→ **STATED TASK**: Both boundary lines count: repeat, exactly and alone, the lines from the one containing "Recreate this image" to the one containing "plt.rcParams['font.family'] = ['Liberation", with pictures left out.

::: PROVIDED DATA :::

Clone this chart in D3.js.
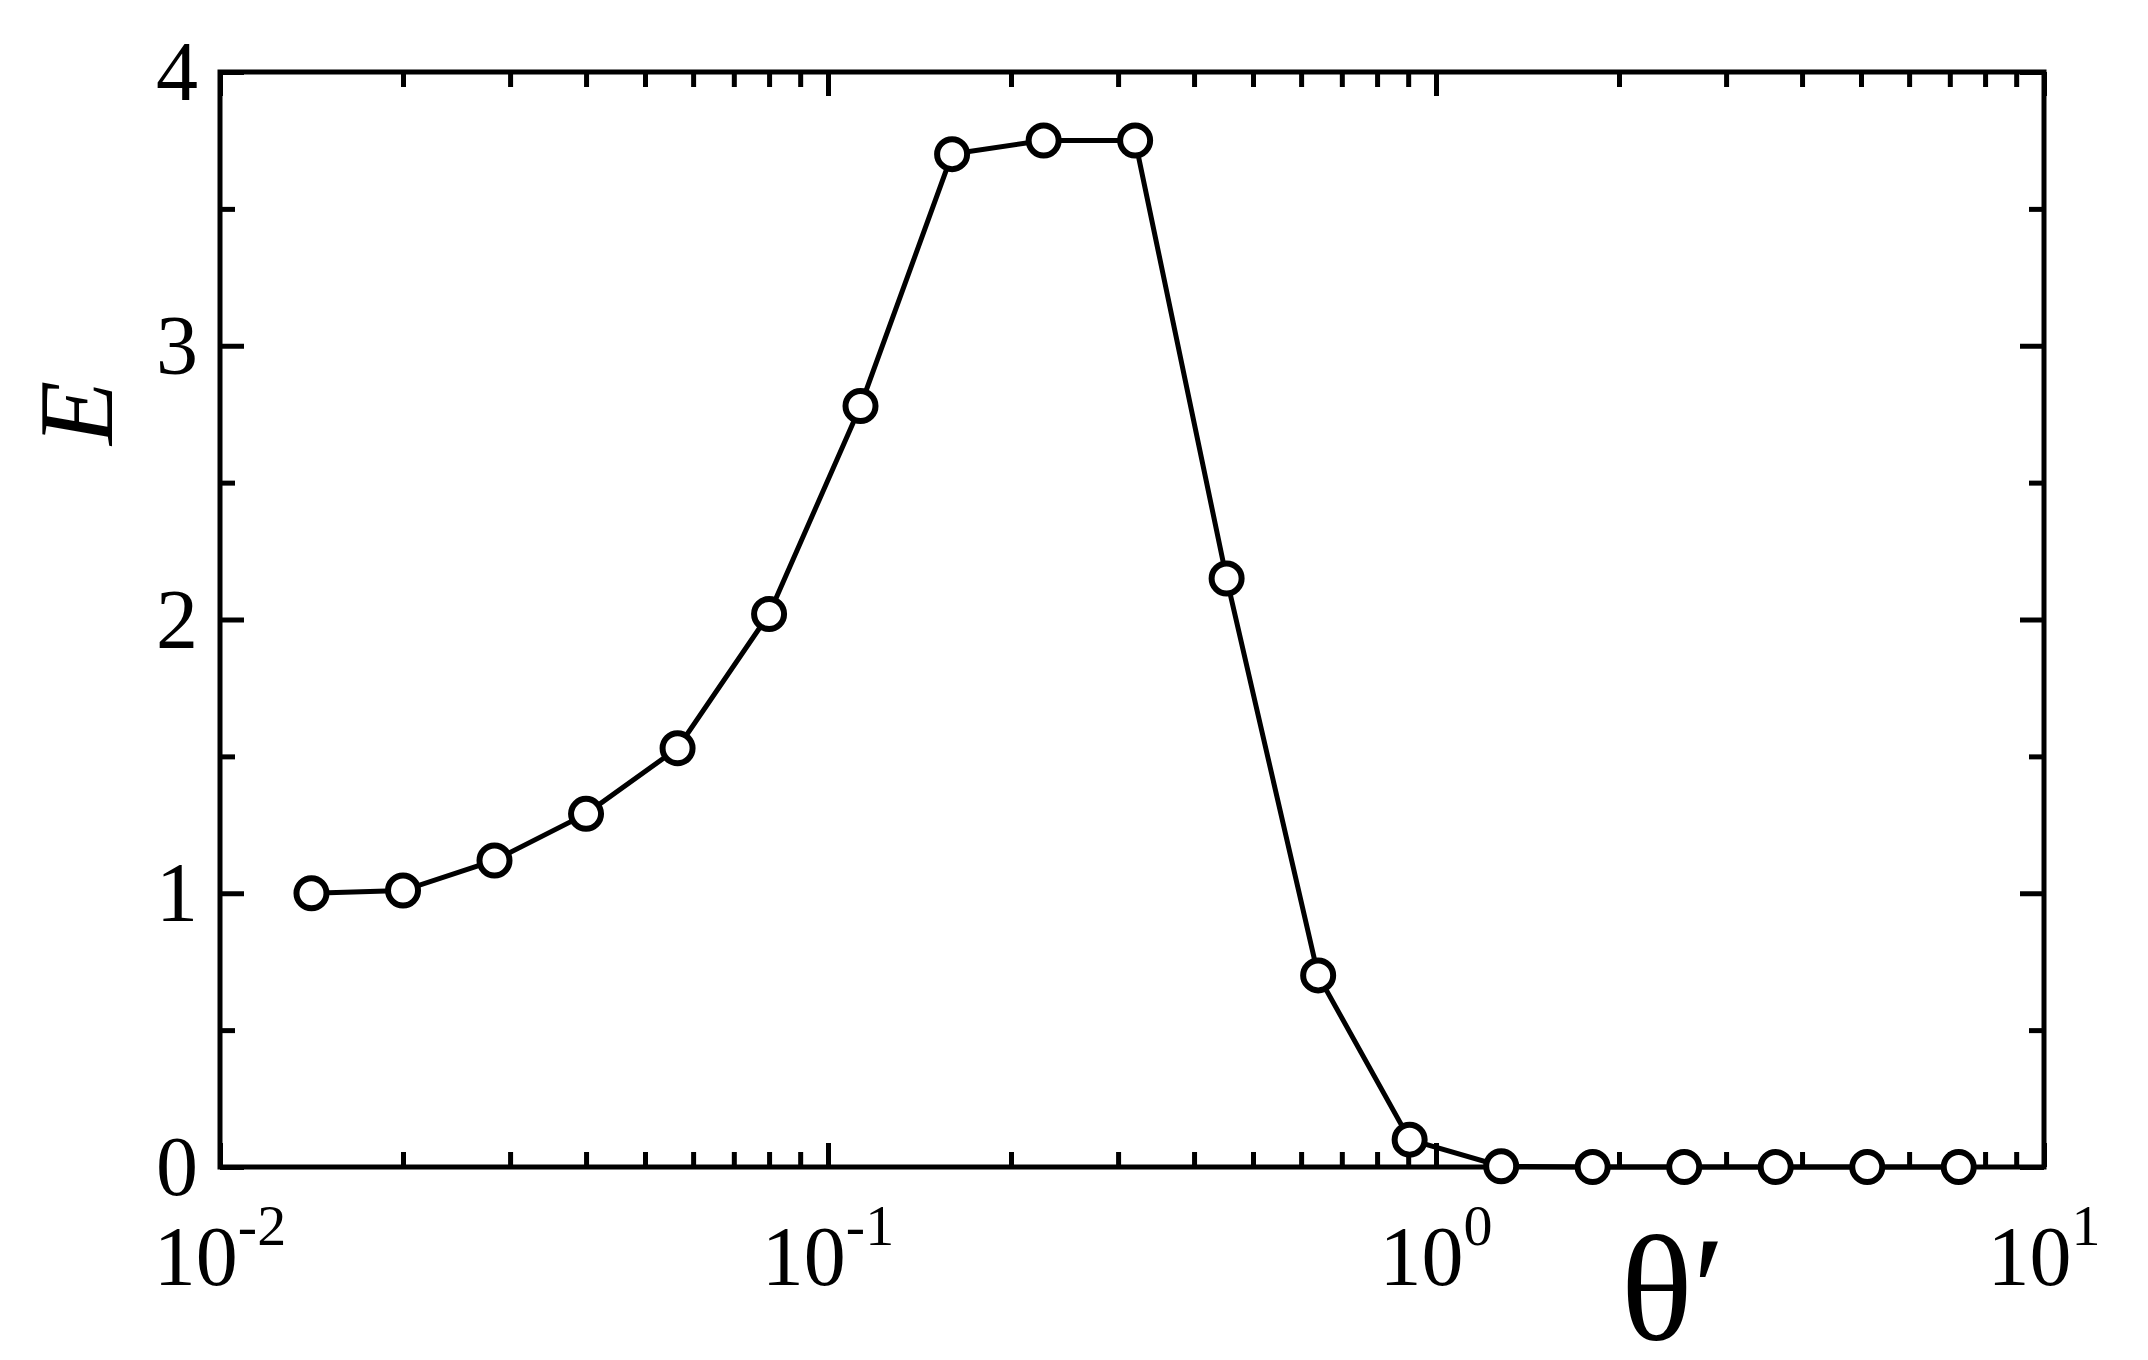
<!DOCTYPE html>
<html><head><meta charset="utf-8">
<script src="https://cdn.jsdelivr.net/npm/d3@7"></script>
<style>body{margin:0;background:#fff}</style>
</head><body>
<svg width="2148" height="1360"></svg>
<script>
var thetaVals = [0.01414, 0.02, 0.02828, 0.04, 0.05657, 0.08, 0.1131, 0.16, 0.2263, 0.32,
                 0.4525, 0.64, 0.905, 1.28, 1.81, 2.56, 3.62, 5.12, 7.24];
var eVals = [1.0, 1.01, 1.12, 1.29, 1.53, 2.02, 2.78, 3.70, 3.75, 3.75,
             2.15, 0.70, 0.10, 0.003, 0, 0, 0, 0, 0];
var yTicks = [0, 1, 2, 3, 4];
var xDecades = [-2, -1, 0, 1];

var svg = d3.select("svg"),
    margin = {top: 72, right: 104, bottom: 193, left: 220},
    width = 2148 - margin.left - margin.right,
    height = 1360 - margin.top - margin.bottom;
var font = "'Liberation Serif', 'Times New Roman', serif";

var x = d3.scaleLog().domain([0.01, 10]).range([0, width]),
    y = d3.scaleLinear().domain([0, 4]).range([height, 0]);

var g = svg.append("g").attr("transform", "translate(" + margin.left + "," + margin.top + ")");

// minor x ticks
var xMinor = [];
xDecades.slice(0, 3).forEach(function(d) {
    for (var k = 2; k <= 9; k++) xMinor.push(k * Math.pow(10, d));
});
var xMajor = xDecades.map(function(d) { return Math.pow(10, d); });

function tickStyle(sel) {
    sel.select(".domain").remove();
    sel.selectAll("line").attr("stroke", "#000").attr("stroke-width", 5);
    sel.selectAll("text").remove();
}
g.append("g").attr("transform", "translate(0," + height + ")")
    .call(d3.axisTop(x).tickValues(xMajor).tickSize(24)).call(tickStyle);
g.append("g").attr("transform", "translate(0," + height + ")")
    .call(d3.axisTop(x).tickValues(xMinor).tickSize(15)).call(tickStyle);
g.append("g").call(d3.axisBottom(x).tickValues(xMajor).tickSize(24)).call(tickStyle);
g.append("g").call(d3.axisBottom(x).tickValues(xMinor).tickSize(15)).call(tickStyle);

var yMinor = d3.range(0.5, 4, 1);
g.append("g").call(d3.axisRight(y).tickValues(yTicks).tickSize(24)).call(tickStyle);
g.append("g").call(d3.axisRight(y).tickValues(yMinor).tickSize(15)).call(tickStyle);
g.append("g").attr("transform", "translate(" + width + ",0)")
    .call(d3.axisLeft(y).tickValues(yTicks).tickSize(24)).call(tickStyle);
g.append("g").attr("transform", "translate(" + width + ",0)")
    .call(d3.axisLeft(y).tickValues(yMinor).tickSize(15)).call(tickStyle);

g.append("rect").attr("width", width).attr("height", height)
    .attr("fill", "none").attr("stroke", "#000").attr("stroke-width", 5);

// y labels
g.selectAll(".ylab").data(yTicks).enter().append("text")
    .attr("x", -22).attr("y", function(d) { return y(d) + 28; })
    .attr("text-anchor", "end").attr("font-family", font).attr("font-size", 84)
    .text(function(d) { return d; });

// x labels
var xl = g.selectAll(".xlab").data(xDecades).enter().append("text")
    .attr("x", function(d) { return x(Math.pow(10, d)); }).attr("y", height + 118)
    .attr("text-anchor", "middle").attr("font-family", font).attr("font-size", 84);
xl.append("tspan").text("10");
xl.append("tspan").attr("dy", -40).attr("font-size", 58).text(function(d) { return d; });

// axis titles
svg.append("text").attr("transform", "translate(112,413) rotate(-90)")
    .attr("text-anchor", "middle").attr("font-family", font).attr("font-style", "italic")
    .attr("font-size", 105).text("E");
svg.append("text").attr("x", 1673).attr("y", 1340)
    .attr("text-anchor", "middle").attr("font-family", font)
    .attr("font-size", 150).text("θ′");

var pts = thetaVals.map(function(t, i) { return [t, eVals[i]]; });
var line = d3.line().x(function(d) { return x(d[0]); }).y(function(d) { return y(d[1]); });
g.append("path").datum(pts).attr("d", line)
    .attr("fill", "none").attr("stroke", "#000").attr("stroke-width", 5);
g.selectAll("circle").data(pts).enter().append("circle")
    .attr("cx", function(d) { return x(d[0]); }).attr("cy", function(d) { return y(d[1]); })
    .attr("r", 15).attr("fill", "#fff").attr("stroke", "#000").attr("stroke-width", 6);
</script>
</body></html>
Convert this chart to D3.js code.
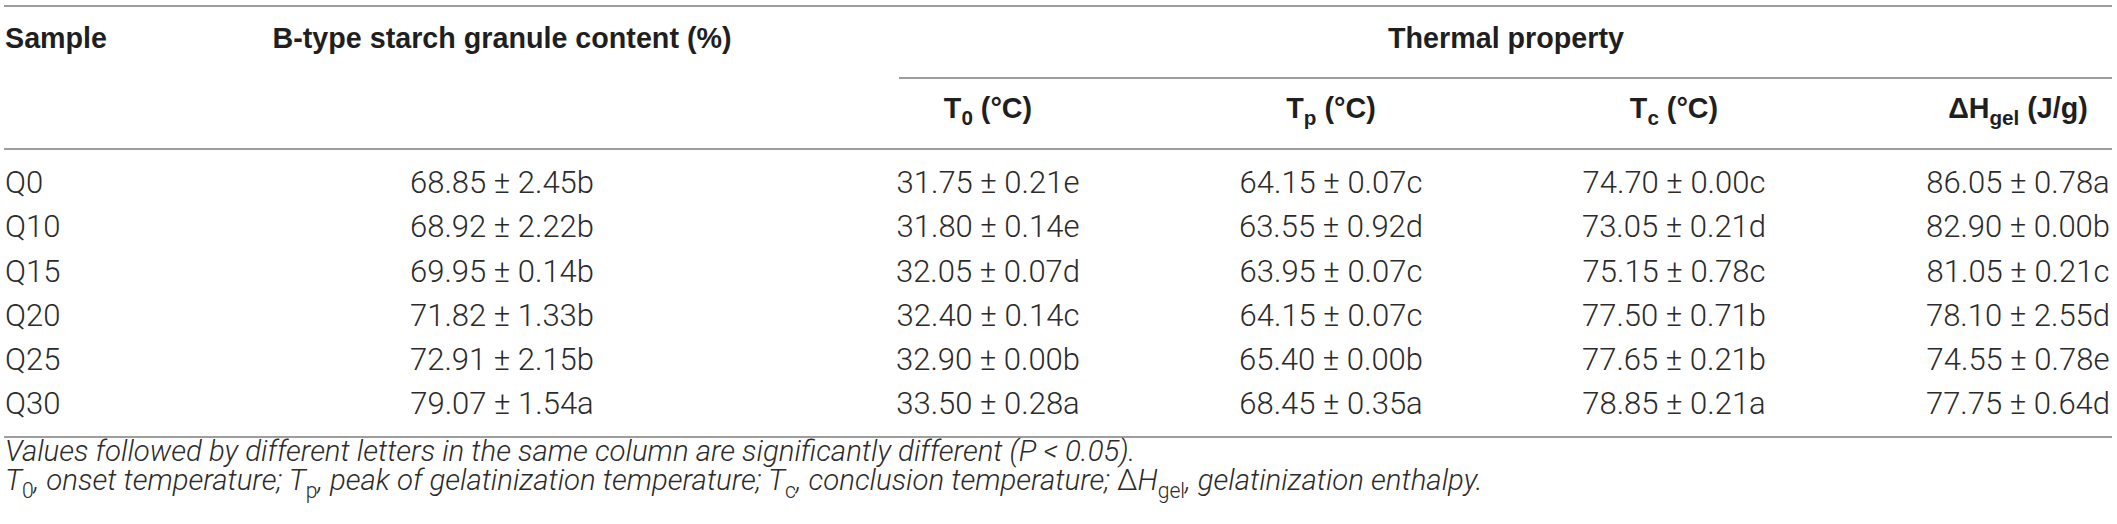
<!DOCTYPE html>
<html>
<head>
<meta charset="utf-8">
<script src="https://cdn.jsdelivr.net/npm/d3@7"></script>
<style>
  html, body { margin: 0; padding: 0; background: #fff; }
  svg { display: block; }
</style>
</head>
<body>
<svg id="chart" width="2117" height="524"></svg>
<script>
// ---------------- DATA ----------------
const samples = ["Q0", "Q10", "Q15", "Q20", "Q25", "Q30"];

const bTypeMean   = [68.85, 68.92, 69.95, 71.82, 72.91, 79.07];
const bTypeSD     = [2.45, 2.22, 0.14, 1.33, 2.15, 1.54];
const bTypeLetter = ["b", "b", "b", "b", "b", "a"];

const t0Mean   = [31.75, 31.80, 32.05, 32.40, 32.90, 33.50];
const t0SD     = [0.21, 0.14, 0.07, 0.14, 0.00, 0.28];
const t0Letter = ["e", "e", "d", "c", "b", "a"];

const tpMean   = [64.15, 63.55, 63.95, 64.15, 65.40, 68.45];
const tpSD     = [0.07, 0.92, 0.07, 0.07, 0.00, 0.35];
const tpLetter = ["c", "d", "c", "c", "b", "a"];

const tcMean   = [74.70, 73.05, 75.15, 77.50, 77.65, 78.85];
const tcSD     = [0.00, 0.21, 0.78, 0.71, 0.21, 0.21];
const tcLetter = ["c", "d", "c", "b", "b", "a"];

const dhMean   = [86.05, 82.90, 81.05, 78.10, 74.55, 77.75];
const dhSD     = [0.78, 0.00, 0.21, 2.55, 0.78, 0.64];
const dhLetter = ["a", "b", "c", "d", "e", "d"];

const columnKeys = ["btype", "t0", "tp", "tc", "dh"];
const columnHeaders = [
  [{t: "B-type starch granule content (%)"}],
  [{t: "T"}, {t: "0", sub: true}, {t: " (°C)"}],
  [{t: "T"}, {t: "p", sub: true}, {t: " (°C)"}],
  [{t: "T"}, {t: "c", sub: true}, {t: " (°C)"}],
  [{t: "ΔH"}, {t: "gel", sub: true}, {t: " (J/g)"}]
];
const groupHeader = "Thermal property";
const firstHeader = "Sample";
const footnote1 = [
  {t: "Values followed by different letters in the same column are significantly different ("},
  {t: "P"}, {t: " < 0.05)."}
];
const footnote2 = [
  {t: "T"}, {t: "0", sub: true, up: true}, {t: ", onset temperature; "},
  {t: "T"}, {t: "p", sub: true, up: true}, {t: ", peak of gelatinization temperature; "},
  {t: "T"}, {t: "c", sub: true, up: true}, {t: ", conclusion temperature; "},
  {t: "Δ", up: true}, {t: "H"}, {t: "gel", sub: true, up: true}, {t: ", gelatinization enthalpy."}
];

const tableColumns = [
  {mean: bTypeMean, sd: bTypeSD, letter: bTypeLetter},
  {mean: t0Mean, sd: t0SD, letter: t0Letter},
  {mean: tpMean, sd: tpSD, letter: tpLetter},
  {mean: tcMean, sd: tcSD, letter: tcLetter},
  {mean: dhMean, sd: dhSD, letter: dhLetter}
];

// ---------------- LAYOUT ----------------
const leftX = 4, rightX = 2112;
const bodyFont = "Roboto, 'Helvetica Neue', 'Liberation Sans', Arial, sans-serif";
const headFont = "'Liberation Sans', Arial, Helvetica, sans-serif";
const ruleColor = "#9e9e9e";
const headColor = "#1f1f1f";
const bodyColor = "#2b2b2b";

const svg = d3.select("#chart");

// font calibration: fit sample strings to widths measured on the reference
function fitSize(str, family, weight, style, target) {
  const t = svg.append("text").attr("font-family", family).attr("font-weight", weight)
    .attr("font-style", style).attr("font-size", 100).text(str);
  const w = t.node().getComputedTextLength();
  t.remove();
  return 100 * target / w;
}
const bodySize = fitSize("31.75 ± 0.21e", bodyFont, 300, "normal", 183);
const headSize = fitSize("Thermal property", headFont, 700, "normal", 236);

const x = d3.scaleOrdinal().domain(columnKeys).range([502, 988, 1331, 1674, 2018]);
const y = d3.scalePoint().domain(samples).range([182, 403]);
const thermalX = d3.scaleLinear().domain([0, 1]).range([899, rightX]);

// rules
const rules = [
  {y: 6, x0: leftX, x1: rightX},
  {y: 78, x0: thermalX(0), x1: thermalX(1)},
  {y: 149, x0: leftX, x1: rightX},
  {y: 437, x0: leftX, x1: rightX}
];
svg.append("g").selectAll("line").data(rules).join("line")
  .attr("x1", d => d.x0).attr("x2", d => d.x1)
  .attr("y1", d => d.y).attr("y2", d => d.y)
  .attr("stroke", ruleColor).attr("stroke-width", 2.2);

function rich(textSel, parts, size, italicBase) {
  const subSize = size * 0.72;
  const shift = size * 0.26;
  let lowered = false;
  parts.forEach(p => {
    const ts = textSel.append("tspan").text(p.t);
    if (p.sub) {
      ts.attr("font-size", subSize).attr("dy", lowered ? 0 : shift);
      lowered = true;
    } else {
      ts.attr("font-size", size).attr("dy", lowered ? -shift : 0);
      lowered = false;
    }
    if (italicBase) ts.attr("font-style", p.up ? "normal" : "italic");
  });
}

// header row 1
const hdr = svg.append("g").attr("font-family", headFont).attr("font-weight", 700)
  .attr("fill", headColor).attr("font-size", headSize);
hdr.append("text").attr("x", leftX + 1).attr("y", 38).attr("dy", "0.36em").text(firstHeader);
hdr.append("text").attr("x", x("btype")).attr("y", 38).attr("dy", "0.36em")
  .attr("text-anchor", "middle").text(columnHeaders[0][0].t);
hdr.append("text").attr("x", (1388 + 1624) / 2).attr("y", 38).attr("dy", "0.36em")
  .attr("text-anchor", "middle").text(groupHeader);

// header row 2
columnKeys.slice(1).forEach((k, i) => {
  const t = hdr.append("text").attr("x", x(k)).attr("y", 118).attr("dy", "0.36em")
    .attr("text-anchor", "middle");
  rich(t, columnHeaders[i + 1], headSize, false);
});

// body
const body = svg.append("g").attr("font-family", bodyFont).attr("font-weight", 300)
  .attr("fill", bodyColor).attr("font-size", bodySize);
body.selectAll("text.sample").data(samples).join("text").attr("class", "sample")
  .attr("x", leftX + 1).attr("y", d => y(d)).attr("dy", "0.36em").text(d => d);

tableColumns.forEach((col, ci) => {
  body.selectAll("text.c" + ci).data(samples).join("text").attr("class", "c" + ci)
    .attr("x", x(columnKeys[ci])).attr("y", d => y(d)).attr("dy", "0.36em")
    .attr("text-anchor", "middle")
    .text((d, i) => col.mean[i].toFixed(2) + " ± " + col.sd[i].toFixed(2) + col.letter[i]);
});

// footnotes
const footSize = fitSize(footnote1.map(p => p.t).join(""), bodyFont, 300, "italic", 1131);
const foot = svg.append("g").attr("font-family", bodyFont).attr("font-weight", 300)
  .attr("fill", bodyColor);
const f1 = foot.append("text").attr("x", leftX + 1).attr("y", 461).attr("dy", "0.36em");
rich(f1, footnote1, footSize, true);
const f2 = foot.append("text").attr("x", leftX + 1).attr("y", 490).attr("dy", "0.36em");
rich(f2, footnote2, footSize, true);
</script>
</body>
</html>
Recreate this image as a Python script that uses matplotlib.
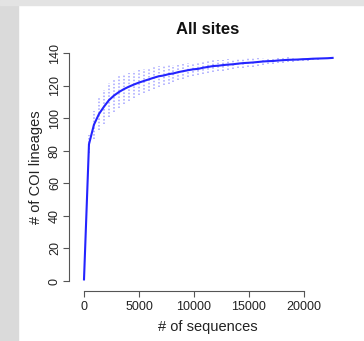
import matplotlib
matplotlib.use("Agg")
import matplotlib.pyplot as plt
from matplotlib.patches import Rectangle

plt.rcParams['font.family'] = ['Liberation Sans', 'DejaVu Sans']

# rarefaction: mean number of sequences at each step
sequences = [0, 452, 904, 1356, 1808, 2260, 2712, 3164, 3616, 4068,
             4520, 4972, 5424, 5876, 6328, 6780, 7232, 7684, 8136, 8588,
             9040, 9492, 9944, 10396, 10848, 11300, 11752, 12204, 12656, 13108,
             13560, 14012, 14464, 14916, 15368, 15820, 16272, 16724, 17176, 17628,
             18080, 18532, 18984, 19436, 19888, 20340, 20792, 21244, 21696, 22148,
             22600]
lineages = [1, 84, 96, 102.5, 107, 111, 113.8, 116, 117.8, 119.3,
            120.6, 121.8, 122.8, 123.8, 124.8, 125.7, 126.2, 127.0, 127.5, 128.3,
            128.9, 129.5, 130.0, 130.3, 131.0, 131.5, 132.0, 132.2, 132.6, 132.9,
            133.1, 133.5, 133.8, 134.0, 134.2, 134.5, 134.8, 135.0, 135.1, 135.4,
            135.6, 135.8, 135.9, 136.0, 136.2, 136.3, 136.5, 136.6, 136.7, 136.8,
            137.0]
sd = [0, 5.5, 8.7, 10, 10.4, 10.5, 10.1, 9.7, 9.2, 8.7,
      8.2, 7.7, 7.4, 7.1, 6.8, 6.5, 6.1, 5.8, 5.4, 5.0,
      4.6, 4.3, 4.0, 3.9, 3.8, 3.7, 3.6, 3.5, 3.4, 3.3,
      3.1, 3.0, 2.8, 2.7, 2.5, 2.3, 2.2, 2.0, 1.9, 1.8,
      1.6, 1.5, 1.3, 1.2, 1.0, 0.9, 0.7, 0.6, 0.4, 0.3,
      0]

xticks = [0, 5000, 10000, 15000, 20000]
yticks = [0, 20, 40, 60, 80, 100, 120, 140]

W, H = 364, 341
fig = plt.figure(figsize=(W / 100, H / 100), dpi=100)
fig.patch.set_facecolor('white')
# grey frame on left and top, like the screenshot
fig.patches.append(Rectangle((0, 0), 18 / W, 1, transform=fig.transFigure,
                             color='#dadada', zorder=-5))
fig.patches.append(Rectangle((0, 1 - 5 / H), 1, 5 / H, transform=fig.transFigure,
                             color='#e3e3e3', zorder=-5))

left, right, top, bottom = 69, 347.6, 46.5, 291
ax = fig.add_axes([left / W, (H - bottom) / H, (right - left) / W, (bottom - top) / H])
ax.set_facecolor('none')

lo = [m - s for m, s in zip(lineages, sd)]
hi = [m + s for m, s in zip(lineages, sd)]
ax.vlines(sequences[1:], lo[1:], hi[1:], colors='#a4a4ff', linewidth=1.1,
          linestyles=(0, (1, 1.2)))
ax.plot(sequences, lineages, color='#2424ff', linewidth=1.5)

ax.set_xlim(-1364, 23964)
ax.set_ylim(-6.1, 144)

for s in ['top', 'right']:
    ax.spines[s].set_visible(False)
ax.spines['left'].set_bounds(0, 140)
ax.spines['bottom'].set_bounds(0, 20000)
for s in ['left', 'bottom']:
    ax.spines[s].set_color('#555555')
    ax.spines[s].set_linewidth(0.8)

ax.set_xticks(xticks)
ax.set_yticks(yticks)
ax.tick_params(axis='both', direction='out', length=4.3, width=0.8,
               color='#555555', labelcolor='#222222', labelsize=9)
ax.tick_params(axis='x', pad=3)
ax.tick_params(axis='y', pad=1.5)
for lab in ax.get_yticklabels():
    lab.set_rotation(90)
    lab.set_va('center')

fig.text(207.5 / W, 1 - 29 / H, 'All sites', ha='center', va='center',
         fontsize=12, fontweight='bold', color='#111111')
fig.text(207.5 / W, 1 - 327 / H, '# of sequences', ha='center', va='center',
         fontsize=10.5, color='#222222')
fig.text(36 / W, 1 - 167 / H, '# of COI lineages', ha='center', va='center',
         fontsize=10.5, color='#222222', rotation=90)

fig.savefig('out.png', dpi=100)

:::

→ **SOLUTION BELOW**:
Recreate this image as a Python script that uses matplotlib.
import matplotlib
matplotlib.use("Agg")
import matplotlib.pyplot as plt
from matplotlib.patches import Rectangle

plt.rcParams['font.family'] = ['Liberation Sans', 'DejaVu Sans']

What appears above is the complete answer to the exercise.